Das Steingeschöpf is a short fiction written by G. V. Anderson. It was her first professional short story and won the World Fantasy Award for Best Short Fiction in 2017. G. V. Anderson was born in 1990 and lives in Dorset, the south coast of England.

== Plot summary ==
The story is about Hertzel, a young stone restorationist, who just finished his apprenticeship and received his first job assignment from Frau Leitner, a German lady, to repair a stone statue.

He made the journey from Berlin to Bavaria by train and arrived Frau Leitner’s chalet very late at night. He found out that she was an older woman with a bad cough. He anxiously asked Frau Leitner to show him the Steingeschöpf that needed restoration and they went upstairs to the attic.
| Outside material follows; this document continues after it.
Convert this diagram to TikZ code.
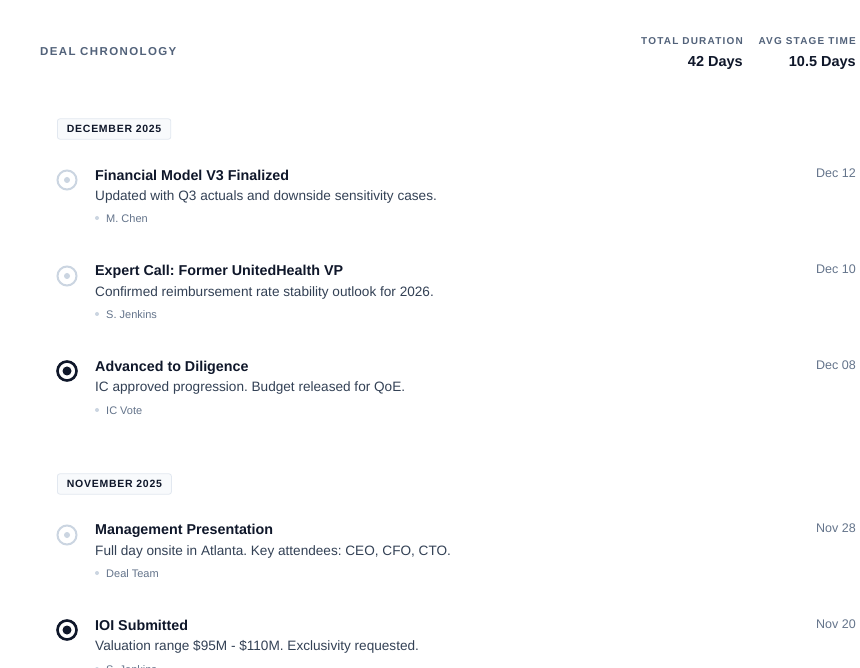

Hertzel was astonished when he discovered that stone creature named "Ambroise" was carved in Queckstein by De Loynes, the Great French Master in the 17th century. He suddenly felt inadequate and was afraid he was not up to the task. There was also danger in working with the Queckstein as its dust could destroy the lungs. He tried to refuse the job but Frau Leitner talked him into it.

The story also shows the affection between Ambroise and Frau Leitner, and how little time they had left.